The Armenian Institute brings you a unique opportunity to come and meet a figure of the architecture and urbanism scene of Armenia, Dr Sarhat Petrosyan, on one of his rare visits to London this November. A researcher in Architecture and Urban Planning, a professor, and the appointed curator of the Armenian National Pavilion at the Venice Architecture Biennale in 2016, he also founded an independent research institute and advised the Armenian government, while pursuing his own private practice in design and urbanism. In this talk, he will enlighten us with a historical overview of urbanisation in Armenia, before delving into details of the fascinating research projects he participated in, notably in the Soviet-style atomic city of Metsamor.
Metsamor, then located in the Armenian Soviet Socialist Republic, was originally intended, in 1969, as a settlement for the employees of a nearby nuclear power plant. But the plant was never completed, and Metsamor soon fell into decay. The team of researchers who documented the rise and fall of this utopian city approached the topic from various angles, from the cultural and architectural histories of Armenia to the typology of Soviet atomic cities, and the phenomenon of modern ruins. Sarhat Petrosyan will guide us through this work to understand what makes the Armenian variety of Soviet Modernism of the 1960s and ’70s unique.
This event is part of Living | Building | Together: The Armenian Institute's Festival of Architecture, funded by the British Council.
About Sarhat Petrosyan
Sarhat Petrosyan is a researcher in architecture and urban planning based in Yerevan, Armenia. After an M.Sc in Architecture and a Ph.D. in Urban Planning from the National University of Architecture and Construction of Armenia, he taught Urban Planning at his alma mater as well as at the Acopian Center for Environment at the American University of Armenia, and in the Department of Geography of Yerevan State University. In 2016, he was the curator of the Armenian National Pavilion at the Venice Architecture Biennale.

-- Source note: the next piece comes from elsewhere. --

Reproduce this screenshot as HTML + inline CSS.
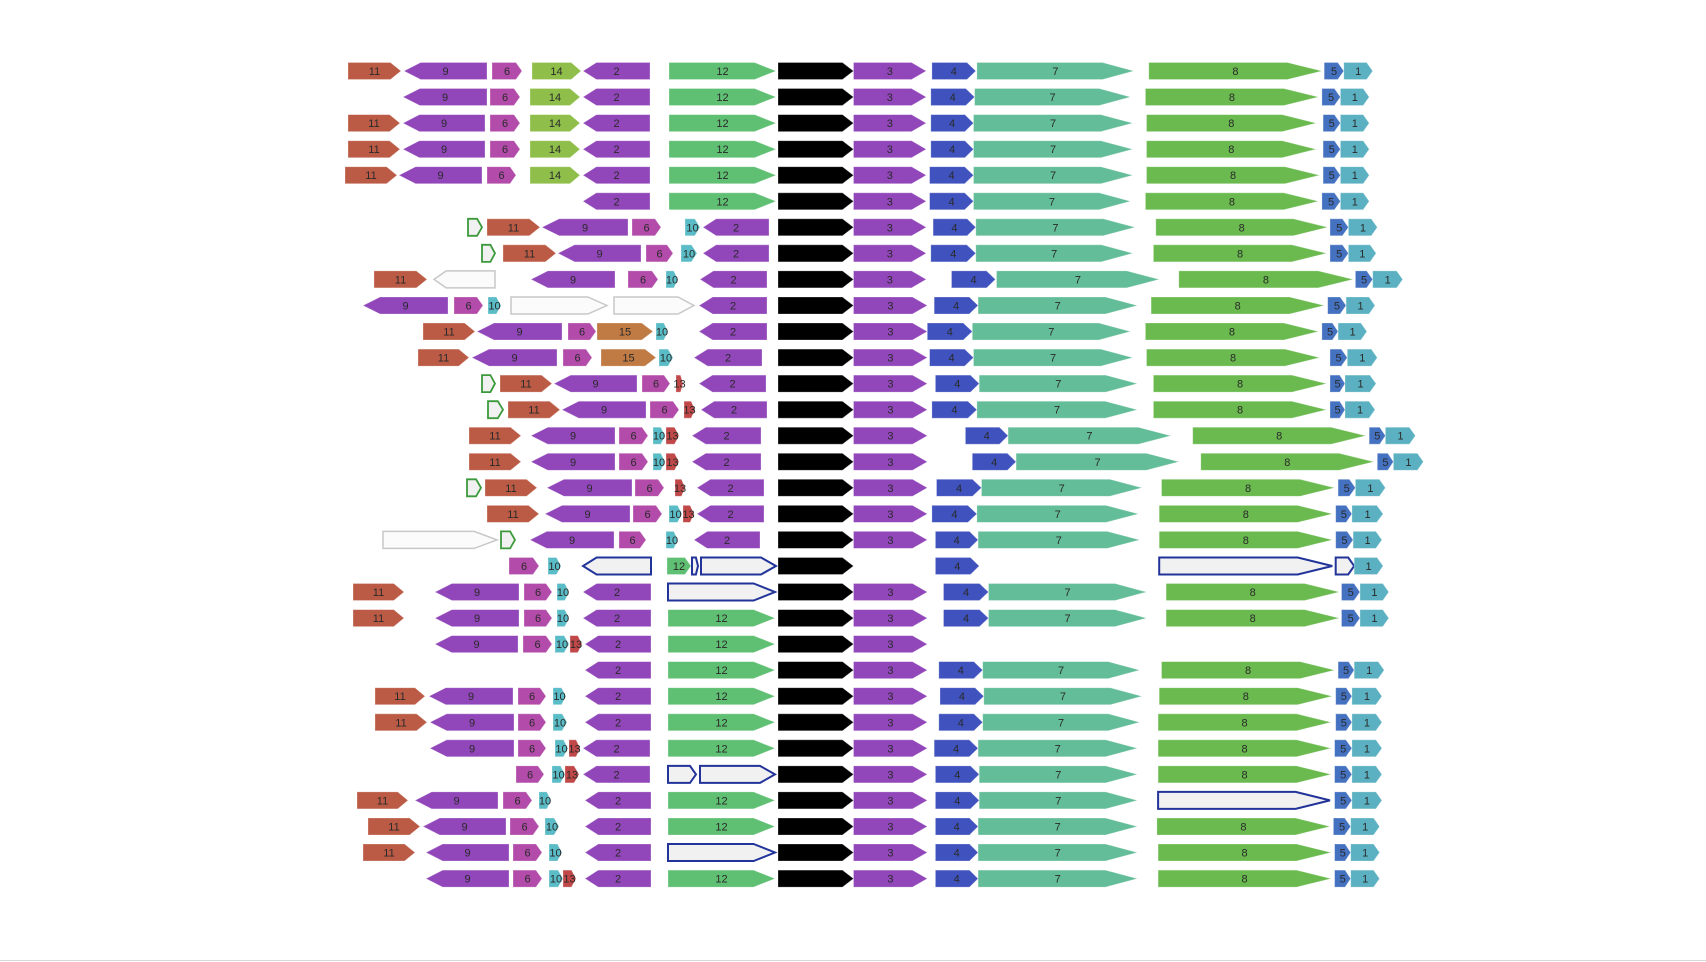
<!DOCTYPE html>
<html><head><meta charset="utf-8"><style>
html,body{margin:0;padding:0;background:#fff;}
svg{display:block;}
text{font-family:"Liberation Sans",sans-serif;font-size:11px;fill:#2a2a2a;}
</style></head><body>
<svg id="chart" width="1706" height="962" viewBox="0 0 1706 962">
<line x1="0" y1="960.5" x2="1706" y2="960.5" stroke="#d8d8d8" stroke-width="1"/>
</svg>
<script>
const colors = {"1":"#5bb1c1","2":"#9146b9","3":"#9146b9","4":"#3f52bd","5":"#4472c0","6":"#b24ba9","7":"#63bd98","8":"#6aba4f","9":"#9146b9","10":"#5abcc6","11":"#bb5b45","12":"#5fbf72","13":"#c04848","14":"#8fbe4a","15":"#c07a44","B":"#000000"};
const outlineStyles = {g:["#fbfbfb","#c8c8c8",1.5],G:["#f1f1f1","#3c9a3c",1.8],N:["#f1f1f1","#22339a",2]};
const rowStart = 71;
const rowStep = 26.05;
const BLK = ["B",778,851,1];
const row0 = [["11",348,401,1],["9",404,487,-1],["6",492,522,1],["14",532,581,1],["2",583,650,-1],["12",669,776,1],BLK,["3",851,914,1],["4",919,957,1],["7",958,1094,1],["8",1107,1257,1],["5",1259,1276,1],["1",1276,1301,1]];
const row1 = [["9",403,487,-1],["6",490,520,1],["14",530,580,1],["2",583,650,-1],["12",669,776,1],BLK,["3",851,914,1],["4",918,956,1],["7",956,1091,1],["8",1104,1254,1],["5",1257,1273,1],["1",1273,1298,1]];
const row2 = [["11",348,400,1],["9",403,485,-1],["6",490,520,1],["14",530,580,1],["2",583,650,-1],["12",669,776,1],BLK,["3",851,914,1],["4",918,955,1],["7",955,1093,1],["8",1105,1252,1],["5",1258,1273,1],["1",1273,1298,1]];
const row3 = row2;
const row4 = [["11",345,397,1],["9",399,482,-1],["6",487,516,1],["14",530,580,1],["2",583,650,-1],["12",669,776,1],BLK,["3",851,914,1],["4",917,955,1],["7",955,1093,1],["8",1105,1255,1],["5",1258,1273,1],["1",1273,1298,1]];
const row5 = [["2",583,650,-1],["12",669,776,1],BLK,["3",851,914,1],["4",917,955,1],["7",955,1091,1],["8",1104,1254,1],["5",1257,1273,1],["1",1273,1298,1]];
const row6 = [["",468,482,1,"G"],["11",487,540,1],["9",542,628,-1],["6",632,661,1],["10",685,700,1],["2",703,769,-1],BLK,["3",851,914,1],["4",920,957,1],["7",957,1095,1],["8",1113,1262,1],["5",1264,1280,1],["1",1280,1305,1]];
const row7 = [["",482,495,1,"G"],["11",503,556,1],["9",558,641,-1],["6",646,673,1],["10",681,697,1],["2",703,769,-1],BLK,["3",851,914,1],["4",918,957,1],["7",957,1093,1],["8",1111,1261,1],["5",1264,1280,1],["1",1280,1304,1]];
const row8 = [["11",374,427,1],["",434,495,-1,"g"],["9",531,615,-1],["6",628,658,1],["10",666,678,1],["2",700,767,-1],BLK,["3",851,914,1],["4",936,974,1],["7",975,1116,1],["8",1133,1284,1],["5",1286,1301,1],["1",1301,1327,1]];
const row9 = [["9",363,448,-1],["6",454,483,1],["10",488,501,1],["",511,607,1,"g"],["",614,694,1,"g"],["2",699,767,-1],BLK,["3",851,915,1],["4",921,959,1],["7",959,1097,1],["8",1109,1259,1],["5",1262,1278,1],["1",1278,1303,1]];
const row10 = [["11",423,475,1],["9",477,562,-1],["6",568,596,1],["15",597,653,1],["10",656,668,1],["2",699,767,-1],BLK,["3",851,915,1],["4",915,954,1],["7",954,1091,1],["8",1104,1254,1],["5",1257,1271,1],["1",1271,1296,1]];
const row11 = [["11",418,469,1],["9",472,557,-1],["6",563,592,1],["15",601,656,1],["10",659,673,1],["2",694,762,-1],BLK,["3",851,915,1],["4",917,955,1],["7",955,1093,1],["8",1105,1255,1],["5",1264,1279,1],["1",1279,1305,1]];
const row12 = [["",482,495,1,"G"],["11",500,552,1],["9",554,637,-1],["6",642,670,1],["13",676,683,1],["2",699,766,-1],BLK,["3",851,915,1],["4",922,960,1],["7",960,1097,1],["8",1111,1261,1],["5",1264,1277,1],["1",1277,1304,1]];
const row13 = [["",488,503,1,"G"],["11",508,560,1],["9",562,646,-1],["6",650,679,1],["13",684,695,1],["2",701,767,-1],BLK,["3",851,915,1],["4",919,958,1],["7",958,1097,1],["8",1111,1261,1],["5",1264,1277,1],["1",1277,1303,1]];
const row14 = [["11",469,521,1],["9",531,615,-1],["6",619,648,1],["10",653,665,1],["13",666,679,1],["2",692,761,-1],BLK,["3",851,915,1],["4",948,985,1],["7",985,1126,1],["8",1145,1295,1],["5",1298,1312,1],["1",1312,1338,1]];
const row15 = [["11",469,521,1],["9",531,615,-1],["6",619,648,1],["10",653,665,1],["13",666,679,1],["2",692,761,-1],BLK,["3",851,915,1],["4",954,992,1],["7",992,1133,1],["8",1152,1302,1],["5",1305,1319,1],["1",1319,1345,1]];
const row16 = [["",467,481,1,"G"],["11",485,537,1],["9",547,632,-1],["6",635,664,1],["13",675,685,1],["2",697,764,-1],BLK,["3",851,915,1],["4",923,962,1],["7",962,1101,1],["8",1118,1268,1],["5",1271,1286,1],["1",1286,1312,1]];
const row17 = [["11",487,539,1],["9",545,630,-1],["6",633,662,1],["10",669,682,1],["13",683,694,1],["2",697,764,-1],BLK,["3",851,915,1],["4",919,958,1],["7",958,1098,1],["8",1116,1266,1],["5",1269,1283,1],["1",1283,1310,1]];
const row18 = [["",383,497,1,"g"],["",501,515,1,"G"],["9",530,614,-1],["6",619,646,1],["10",666,678,1],["2",694,760,-1],BLK,["3",851,915,1],["4",922,959,1],["7",959,1099,1],["8",1116,1266,1],["5",1269,1284,1],["1",1284,1309,1]];
const row19 = [["6",509,539,1],["10",548,561,1],["",583,651,-1,"N"],["12",667,691,1],["",692,698,1,"N"],["",701,776,1,"N"],BLK,["4",922,960,1],["",1116,1266,1,"N"],["",1269,1285,1,"N"],["1",1285,1310,1]];
const row20 = [["11",353,404,1],["9",435,519,-1],["6",524,552,1],["10",557,569,1],["2",583,651,-1],["",668,775,1,"N"],BLK,["3",851,915,1],["4",929,968,1],["7",968,1105,1],["8",1122,1272,1],["5",1274,1290,1],["1",1290,1315,1]];
const row21 = [["11",353,404,1],["9",435,519,-1],["6",524,552,1],["10",557,569,1],["2",583,651,-1],["12",668,775,1],BLK,["3",851,915,1],["4",929,968,1],["7",968,1105,1],["8",1122,1272,1],["5",1274,1290,1],["1",1290,1315,1]];
const row22 = [["9",435,518,-1],["6",523,552,1],["10",555,569,1],["13",570,582,1],["2",585,651,-1],["12",668,775,1],BLK,["3",851,915,1]];
const row23 = [["2",585,651,-1],["12",668,775,1],BLK,["3",851,915,1],["4",925,963,1],["7",963,1099,1],["8",1118,1268,1],["5",1271,1285,1],["1",1285,1311,1]];
const row24 = [["11",375,425,1],["9",429,513,-1],["6",518,546,1],["10",553,566,1],["2",585,651,-1],["12",668,775,1],BLK,["3",851,915,1],["4",926,964,1],["7",964,1101,1],["8",1116,1266,1],["5",1269,1283,1],["1",1283,1309,1]];
const row25 = [["11",375,427,1],["9",430,514,-1],["6",518,546,1],["10",553,567,1],["2",585,651,-1],["12",668,775,1],BLK,["3",851,915,1],["4",925,963,1],["7",963,1099,1],["8",1115,1265,1],["5",1269,1283,1],["1",1283,1309,1]];
const row26 = [["9",430,514,-1],["6",518,546,1],["10",555,568,1],["13",569,580,1],["2",583,650,-1],["12",668,775,1],BLK,["3",851,915,1],["4",921,959,1],["7",959,1097,1],["8",1115,1265,1],["5",1268,1283,1],["1",1283,1309,1]];
const row27 = [["6",516,544,1],["10",552,565,1],["13",565,579,1],["2",583,650,-1],["",668,696,1,"N"],["",700,775,1,"N"],BLK,["3",851,915,1],["4",922,960,1],["7",960,1097,1],["8",1115,1265,1],["5",1268,1283,1],["1",1283,1309,1]];
const row28 = [["11",357,408,1],["9",415,498,-1],["6",503,532,1],["10",539,551,1],["2",585,651,-1],["12",668,775,1],BLK,["3",851,915,1],["4",922,960,1],["7",960,1097,1],["",1115,1264,1,"N"],["5",1268,1283,1],["1",1283,1309,1]];
const row29 = [["11",368,420,1],["9",423,506,-1],["6",510,539,1],["10",545,559,1],["2",585,651,-1],["12",668,775,1],BLK,["3",851,915,1],["4",922,959,1],["7",959,1097,1],["8",1114,1264,1],["5",1267,1282,1],["1",1282,1307,1]];
const row30 = [["11",363,415,1],["9",426,509,-1],["6",513,542,1],["10",549,562,1],["2",585,651,-1],["",668,775,1,"N"],BLK,["3",851,915,1],["4",922,959,1],["7",959,1097,1],["8",1115,1265,1],["5",1268,1282,1],["1",1282,1307,1]];
const row31 = [["9",426,509,-1],["6",513,542,1],["10",549,563,1],["13",563,576,1],["2",585,651,-1],["12",668,775,1],BLK,["3",851,915,1],["4",922,959,1],["7",959,1097,1],["8",1115,1265,1],["5",1268,1282,1],["1",1282,1307,1]];
const rows = [row0,row1,row2,row3,row4,row5,row6,row7,row8,row9,row10,row11,row12,row13,row14,row15,row16,row17,row18,row19,row20,row21,row22,row23,row24,row25,row26,row27,row28,row29,row30,row31];

const NS = "http://www.w3.org/2000/svg";
const svg = document.getElementById("chart");
const H = 17;
function yOf(i){ return rowStart + i*rowStep; }
function xOf(v){ return v <= 835 ? v : 835 + (v - 835) * 1.1538; }
rows.forEach(function(row, ri){
  const g = document.createElementNS(NS,"g");
  
  
  svg.appendChild(g);
  const cy = yOf(ri), top = cy - H/2, bot = cy + H/2;
  row.forEach(function(gene){
    const s = xOf(gene[1]), e = xOf(gene[2]), len = e - s;
    let h = Math.max(len*0.2, Math.min(6, len*0.35));
    if (gene[0] === "B") h = 11;
    let pts;
    if (gene[3] > 0) pts = [[s,top],[e-h,top],[e,cy],[e-h,bot],[s,bot]];
    else pts = [[s+h,top],[e,top],[e,bot],[s+h,bot],[s,cy]];
    const p = document.createElementNS(NS,"polygon");
    p.setAttribute("points", pts.map(q=>q[0].toFixed(1)+","+q[1].toFixed(1)).join(" "));
    if (gene[4]) {
      const st = outlineStyles[gene[4]];
      p.setAttribute("fill", st[0]); p.setAttribute("stroke", st[1]); p.setAttribute("stroke-width", st[2]);
    } else {
      p.setAttribute("fill", colors[gene[0]]); p.setAttribute("stroke", "rgba(255,255,255,0.35)"); p.setAttribute("stroke-width", "0.8");
    }
    
    
    g.appendChild(p);
    if (gene[0] && gene[0] !== "B") {
      const t = document.createElementNS(NS,"text");
      t.setAttribute("x", ((s+e)/2).toFixed(1));
      t.setAttribute("y", (cy+4).toFixed(1));
      t.setAttribute("text-anchor","middle");
      t.textContent = gene[0];
      
      
      g.appendChild(t);
    }
  });
});
</script>
</body></html>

In 2011, he founded urbanlab, an independent research “think-do-share” lab based in Yerevan. He led it until his appointment as the head of the Cadastre Committee of Armenia in 2018. From 2019 he focused on his own design and urbanism practice, SP2, founded in 2006.
He is the author of around twenty publications and articles on urban design and urban development policy. He co-edited the first international publication on Armenian modernist architecture: Utopia and Collapse: Rethinking Metsamor: The Armenian Atomic City (2018, Park Books).